I will probably not survive that...
![]()
You have a kid with this guy you are giving him the power to make the REST of YOUR life miserable. Just don’t do it.
Find a better partner for goodness sake
Worst DCUM reading failure ever, FFS. Hey, PP? OP said this: "We never had kids."
Don't try to contribute until after you actually comprehend an OP's posts.
You are the one who misunderstood pps post. They are saying IF you have a kid with this guy etc. Why would they say "Just don't do it" if they are acknowledging they already have a child together? Maybe don't sh*t on other people on reading comprehension when yours is the one lacking.
Anonymous wrote:How old are you?
Time to either get pregnant or get divorced and try to find someone else. If you’re close to 40, you don’t have time to navel gaze over this. He has lots of time. Life is not fair.
Anonymous wrote:Anonymous wrote:Anonymous wrote:So, I’m the 25yo in that situation and I’ll tell you the reality (that being said I’m in my 30s, but still significantly younger than H’s ex wife. H isn’t narcissistic but has been extremely immature and had addiction problems).
The only reason it has worked out with H and I is that I have zero tolerance for any BS from him. He knows if he does not pull his weight, relapses, anything, it’s over. In fact he didn’t want kids when we first met; I immediately dumped him and he was like “wait what” because he was used to his ex-wife for bent over backwards for him. He spent over a year trying to win me back.
Building my dream life and being happy are more important to me than being with him, so he knows if he can’t contribute to that, I’m out. I make my own money and I can handle raising our kids on my own just fine. His ex-wife spent WAY too much time trying to convince him to get a better job, to not drink, they even tried having an open relationship at one point to see if that would help. That was her mistake, with men, you can’t cater to them. They’re either on board or they’re immediately gone.
On the flip side, I know he and his ex wife have a bond we won’t. They had a LOT in common and there’s certain things they shared that H and I don’t. Example, H has expressed that he misses having the shared experiences they had, like going to music festivals, reading the same books and talking about it, etc. I will never go to a music festival and I find Cormac McCarthy extremely boring and dumb.
And yea, I know it’s completely possible he can leave me and start over. That’s why it’s so important for women to have their own money and pursue their happiness first, above making a man happy.
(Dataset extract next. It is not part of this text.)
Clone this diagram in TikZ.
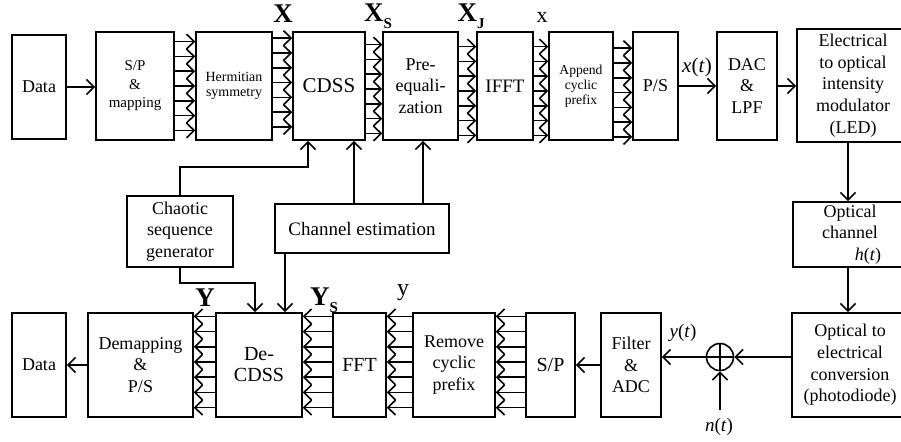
\documentclass[tikz,border=0pt]{standalone}
\usepackage{fontspec}
\setmainfont{Liberation Serif}
\usetikzlibrary{arrows.meta,calc}

\begin{document}
\begin{tikzpicture}[x=0.5pt,y=0.5pt,>={Straight Barb[length=3.8pt,width=7.5pt]},line width=0.8pt]
  \tikzstyle{box}=[draw, rectangle, inner sep=1pt, align=center, font=\fontsize{9}{10.8}\selectfont]
  \tikzstyle{topbox}=[box, minimum height=54pt]
  \tikzstyle{botbox}=[box, minimum height=52pt]
  \tikzstyle{vec}=[font=\fontsize{13.5}{14}\selectfont\bfseries, inner sep=0pt]
  \tikzstyle{sig}=[font=\fontsize{9.5}{10}\selectfont, inner sep=0pt]
  \useasboundingbox (0,0) rectangle (901,-441);

  % transmitter
  \node[box, minimum width=27pt, minimum height=52pt] (data1) at (39,-87) {Data};
  \node[topbox, minimum width=39pt, font=\fontsize{7.5}{9.3}\selectfont] (sp) at (135,-86) {S/P\\\&\\mapping};
  \node[topbox, minimum width=38pt, font=\fontsize{7}{7.8}\selectfont] (herm) at (234,-86) {Hermitian\\symmetry};
  \node[topbox, minimum width=36pt, font=\fontsize{10.5}{12}\selectfont] (cdss) at (329,-86) {CDSS};
  \node[topbox, minimum width=37.5pt] (preeq) at (420.5,-86) {Pre-\\equali-\\zation};
  \node[topbox, minimum width=28pt, font=\fontsize{9.5}{11}\selectfont] (ifft) at (505,-86) {IFFT};
  \node[topbox, minimum width=32pt, font=\fontsize{6.8}{7.6}\selectfont] (acp) at (581,-86) {Append\\cyclic\\prefix};
  \node[topbox, minimum width=22.5pt] (ps) at (655.5,-86) {P/S};
  \node[topbox, minimum width=30pt] (dac) at (747,-86) {DAC\\\&\\LPF};
  \node[box, minimum width=56pt, minimum height=56.5pt] (led) at (853,-85.5) {Electrical\\to optical\\intensity\\modulator\\(LED)};

  % side blocks
  \node[box, minimum width=53pt, minimum height=35.5pt] (chaos) at (180,-231.5) {Chaotic\\sequence\\generator};
  \node[box, minimum width=87pt, minimum height=24.5pt, font=\fontsize{9.5}{11}\selectfont] (chest) at (362,-228.5) {Channel estimation};
  \node[box, minimum width=57pt, minimum height=32.5pt] (och) at (850,-234.5) {Optical\\channel\\\hspace{18pt}\textit{h}(\textit{t})};

  % receiver
  \node[botbox, minimum width=27pt] (data2) at (39,-365) {Data};
  \node[botbox, minimum width=52.5pt] (demap) at (140.5,-365) {Demapping\\\&\\P/S};
  \node[botbox, minimum width=43pt, font=\fontsize{10}{10.5}\selectfont] (decdss) at (259,-365) {De-\\CDSS};
  \node[botbox, minimum width=26.5pt, font=\fontsize{10}{11}\selectfont] (fft) at (359.5,-365) {FFT};
  \node[botbox, minimum width=41pt] (rcp) at (454,-365) {Remove\\cyclic\\prefix};
  \node[botbox, minimum width=24.5pt, font=\fontsize{10}{11}\selectfont] (sp2) at (550.5,-365) {S/P};
  \node[botbox, minimum width=30pt] (fadc) at (631,-365) {Filter\\\&\\ADC};
  \node[botbox, minimum width=58pt] (oe) at (850,-365) {Optical to\\electrical\\conversion\\(photodiode)};
  \node[draw, circle, minimum size=13.5pt, inner sep=0pt] (sum) at (720,-357) {};
  \draw (sum.north) -- (sum.south) (sum.west) -- (sum.east);

  % labels
  \node[vec] (lblX) at (283,-14) {X};
  \node[vec] (lblXs) at (378,-16) {X\raisebox{-3.5pt}{\fontsize{7.5}{8}\selectfont S}};
  \node[vec] (lblXj) at (471,-16) {X\raisebox{-3.5pt}{\fontsize{7.5}{8}\selectfont J}};
  \node[font=\fontsize{11}{12}\selectfont, inner sep=0pt] (lblx) at (542,-17) {x};
  \node[vec] (lblY) at (205,-298) {Y};
  \node[vec] (lblYs) at (324,-300) {Y\raisebox{-3.5pt}{\fontsize{7.5}{8}\selectfont S}};
  \node[font=\fontsize{12}{12}\selectfont, inner sep=0pt] (lbly) at (403,-293) {y};
  \node[font=\fontsize{10.5}{11}\selectfont, inner sep=0pt] (lblxt) at (697,-67) {\textit{x}(\textit{t})};
  \node[sig] (lblyt) at (683,-333) {\textit{y}(\textit{t})};
  \node[sig] (lblnt) at (719,-427) {\textit{n}(\textit{t})};
  \coordinate (nt) at (720,-410);

  % serial links
  \draw[->] (data1.east) -- (data1.east -| sp.west);
  \draw[->] (ps.east) -- (ps.east -| dac.west);
  \draw[->] (dac.east) -- (dac.east -| led.west);
  \draw[->] ($(led.south)+(-5,0)$) -- ($(och.north)+(-2,0)$);
  \draw[->] ($(och.south)+(-2,0)$) -- ($(oe.north)+(-2,0)$);
  \draw[->] (sum -| oe.west) -- (sum.east);
  \draw[->] (sum.west) -- (sum -| fadc.east);
  \draw[->] (nt) -- (sum.south);
  \draw[->] (fadc.west) -- (fadc.west -| sp2.east);
  \draw[->] (demap.west) -- (demap.west -| data2.east);

  % parallel links
  \foreach \a/\b/\s in {sp/herm/0, herm/cdss/3.5, cdss/preeq/-3, preeq/ifft/-5, ifft/acp/-5, acp/ps/-6.5}
    \foreach \k in {-3,...,3}
      \draw[->] ($(\a.east)+(0,\k*14.8+\s)$) -- ($(\b.west)+(0,\k*14.8+\s)$);
  \foreach \a/\b in {demap/decdss, decdss/fft, fft/rcp, rcp/sp2}
    \foreach \k in {-3,...,3}
      \draw[->] ($(\b.west)+(0,\k*15.2+3)$) -- ($(\a.east)+(0,\k*15.2+3)$);

  % control links
  \coordinate (c1) at (308,-167);
  \coordinate (c2) at (255,-283);
  \coordinate (e1) at ($(chest.north)+(-8,0)$);
  \coordinate (e2) at ($(chest.north)+(61,0)$);
  \coordinate (e3) at ($(chest.south)+(-77,0)$);
  \draw[->] (chaos.north) |- (c1) -- (c1 |- cdss.south);
  \draw[->] (chaos.south) |- (c2) -- (c2 |- decdss.north);
  \draw[->] (e1) -- (e1 |- cdss.south);
  \draw[->] (e2) -- (e2 |- preeq.south);
  \draw[->] (e3) -- (e3 |- decdss.north);
\end{tikzpicture}
\end{document}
If he left me and the kids tomorrow, we’d be totally fine and I’d be out dating again within a few weeks.
I could have written this post, minus the drinking. DH is a doting father to our young kids, helpful around the house, and, overall, a good husband. I've always had some power in the relationship for two reasons: (1) he thinks I'm out of his league because of our age difference, and (2) he is adamant that he can't fail again with a second divorce. But, as PP noted, there is a big flip side to our happiness - I'll never entirely trust him, given how his first marriage ended, so I've never allowed myself to depend on him. I make my own money. I save a lot of my paycheck into a 401k and our kids' 529 plans and elsewhere, almost expecting that someday this will all fall apart, and I need to prepare for the inevitable. It feels too good to be true, partly because there is a seed of doubt that will never go away due to his failed first marriage.
I hear this form women over and over and over. On one hand I am super independent I have it all I won't take no BS I have my own money my great job my gat bank account......and yet they are not alone
As much as they scream on the top of their lungs they don't need a man they do.